Além dos 11,5 quilômetros de linha da Malha Oeste, o projeto do TIC Oeste também prevê a utilização do Complexo Ferroviário de Sorocaba pelo concessionário do serviço de passageiros.
Malha Sul
Já os trechos da antiga Sorocabana entre Botucatu (SP) e Presidente Epitácio (SP), com 563 quilômetros, e Iperó (SP) a Pinhalzinho (PR), com 282 quilômetros, foram transferidos, nos anos 2000, para a Malha Sul, que também é explorada pela Rumo e encontra-se em fase de discussões para renovação contratual por mais 30 anos.
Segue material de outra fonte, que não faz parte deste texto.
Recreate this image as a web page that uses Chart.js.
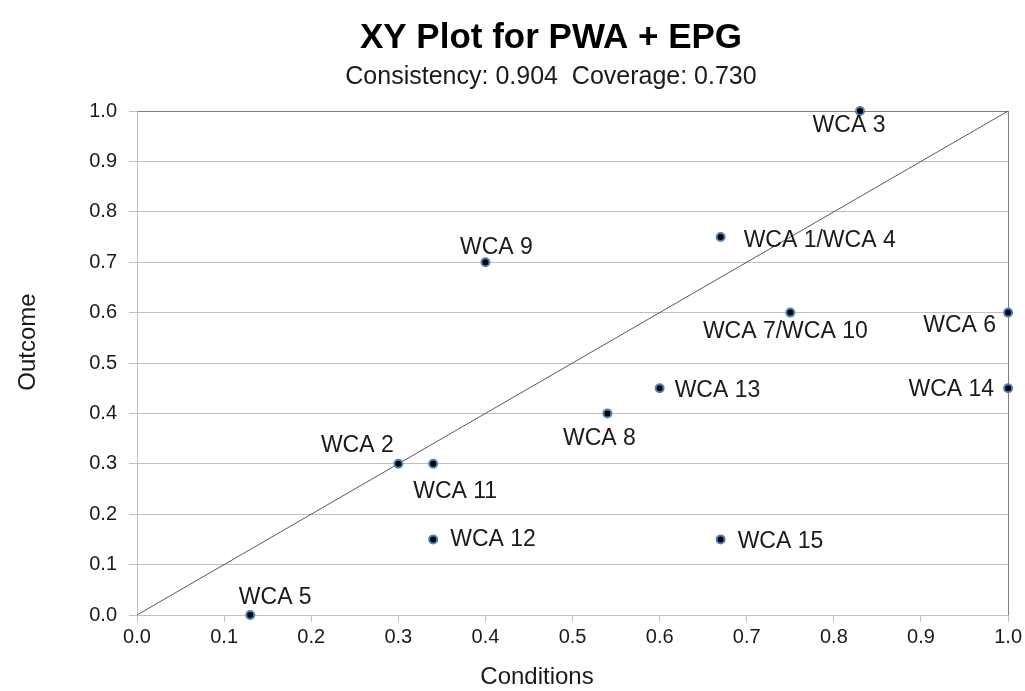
<!DOCTYPE html>
<html>
<head>
<meta charset="utf-8">
<script src="https://cdn.jsdelivr.net/npm/chart.js@4/dist/chart.umd.min.js"></script>
<style>
  body { margin: 0; background: #fff; }
  #wrap { width: 1025px; height: 691px; }
</style>
</head>
<body>
<div id="wrap"><canvas id="xyChart"></canvas></div>
<script>
// XY plot data
var caseNames = ["WCA 1/WCA 4", "WCA 2", "WCA 3", "WCA 5", "WCA 6", "WCA 7/WCA 10", "WCA 8",
                 "WCA 9", "WCA 11", "WCA 12", "WCA 13", "WCA 14", "WCA 15"];
var conditions = [0.67, 0.30, 0.83, 0.13, 1.00, 0.75, 0.54, 0.40, 0.34, 0.34, 0.60, 1.00, 0.67];
var outcome    = [0.75, 0.30, 1.00, 0.00, 0.60, 0.60, 0.40, 0.70, 0.30, 0.15, 0.45, 0.45, 0.15];
var diagonal = [[0, 0], [1, 1]];
var tickValues = [0, 0.1, 0.2, 0.3, 0.4, 0.5, 0.6, 0.7, 0.8, 0.9, 1.0];

var chartTitle = "XY Plot for PWA + EPG";
var chartSubtitle = "Consistency: 0.904  Coverage: 0.730";

// where each case label sits relative to its point
var labelPlace = [
  ["left", 23, 4], ["center", -41, -18], ["center", -11, 15], ["center", 25, -17],
  ["right", -12, 13], ["center", -5, 19], ["center", -8, 25], ["center", 11, -15],
  ["center", 22, 28], ["left", 17, 0], ["left", 15, 2], ["right", -14, 1], ["left", 17, 2]
];

var FONT = "Arial, 'Liberation Sans', sans-serif";
var GRID = "#bfbfbf";
var EDGE = "#7f7f7f";

var caseLabels = {
  id: "caseLabels",
  afterDatasetsDraw: function (chart) {
    var c = chart.ctx;
    var meta = chart.getDatasetMeta(1);
    c.save();
    c.font = "23px " + FONT;
    c.fillStyle = "#1a1a1a";
    c.textBaseline = "middle";
    meta.data.forEach(function (pt, i) {
      var p = labelPlace[i];
      c.textAlign = p[0];
      c.fillText(caseNames[i], pt.x + p[1], pt.y + p[2]);
    });
    c.restore();
  },
  afterDraw: function (chart) {
    var c = chart.ctx;
    c.save();
    c.textAlign = "center";
    c.textBaseline = "middle";
    c.fillStyle = "#000";
    c.font = "bold 35px " + FONT;
    c.fillText(chartTitle, 551, 38);
    c.fillStyle = "#1a1a1a";
    c.font = "25px " + FONT;
    c.fillText(chartSubtitle, 551, 77);
    c.font = "24px " + FONT;
    c.fillText("Conditions", 537, 677);
    c.translate(28, 342);
    c.rotate(-Math.PI / 2);
    c.fillText("Outcome", 0, 0);
    c.restore();
  }
};

var ctx = document.getElementById("xyChart").getContext("2d");
var xyChart = new Chart(ctx, {
  type: "scatter",
  data: {
    datasets: [
      {
        label: "Diagonal",
        data: diagonal.map(function (d) { return { x: d[0], y: d[1] }; }),
        showLine: true,
        borderColor: "#595959",
        borderWidth: 1,
        pointRadius: 0,
        order: 1
      },
      {
        label: "Cases",
        data: conditions.map(function (x, i) { return { x: x, y: outcome[i] }; }),
        backgroundColor: "#000000",
        borderColor: "#4f81bd",
        borderWidth: 2,
        pointRadius: 4,
        clip: false,
        order: 0
      }
    ]
  },
  options: {
    responsive: true,
    maintainAspectRatio: false,
    animation: false,
    layout: { padding: { left: 0, right: 16, top: 111, bottom: 0 } },
    plugins: {
      legend: { display: false },
      tooltip: { enabled: false },
      title: { display: false }
    },
    scales: {
      x: {
        type: "linear",
        min: 0,
        max: 1,
        afterBuildTicks: function (scale) {
          scale.ticks = tickValues.map(function (v) { return { value: v }; });
        },
        afterFit: function (scale) { scale.height = 76; },
        border: { color: GRID },
        grid: {
          color: function (c) {
            if (c.tick && c.tick.value === 1) return EDGE;
            if (c.tick && c.tick.value === 0) return GRID;
            return "rgba(0,0,0,0)";
          },
          tickColor: GRID,
          tickLength: 7
        },
        ticks: {
          color: "#1a1a1a",
          font: { family: FONT, size: 20 },
          padding: 3,
          maxRotation: 0,
          callback: function (v) { return Number(v).toFixed(1); }
        }
      },
      y: {
        type: "linear",
        min: 0,
        max: 1,
        afterBuildTicks: function (scale) {
          scale.ticks = tickValues.map(function (v) { return { value: v }; });
        },
        afterFit: function (scale) { scale.width = 137; },
        border: { color: GRID },
        grid: {
          color: function (c) {
            return c.tick && c.tick.value === 1 ? EDGE : GRID;
          },
          tickColor: GRID,
          tickLength: 8
        },
        ticks: {
          color: "#1a1a1a",
          font: { family: FONT, size: 20 },
          padding: 12,
          callback: function (v) { return Number(v).toFixed(1); }
        }
      }
    }
  },
  plugins: [caseLabels]
});
</script>
</body>
</html>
O g1 teve acesso a uma apresentação do Ministério dos Transportes e da ANTT que considera o trecho entre Botucatu e Presidente Epitácio como “sem viabilidade”. Nesse caso, é prevista a “redestinação de áreas e trechos economicamente inviáveis para trens turísticos, parques lineares, projetos de reurbanização e demais iniciativas de interesse público”.
Já o trecho entre Iperó e Pinhalzinho está sendo considerado para integrar o chamado “Corredor Mercosul”, uma alternativa para promover maior participação do Brasil na carga geral, por intermédio de parceria público-privada que recupere a ferrovia, a qual se conecta com o Uruguai em Uruguaiana, no Rio Grande do Sul.
A assessoria de imprensa da Rumo respondeu que o Governo Federal está revisando as concessões ferroviárias e definindo os próximos passos para o setor. “A Malha Oeste está em processo de relicitação, uma vez que o contrato atual termina em 2026. Já a Malha Sul, cujo contrato termina em 2027, está em fase de discussões com o Governo Federal sobre os próximos passos para o futuro da ferrovia.”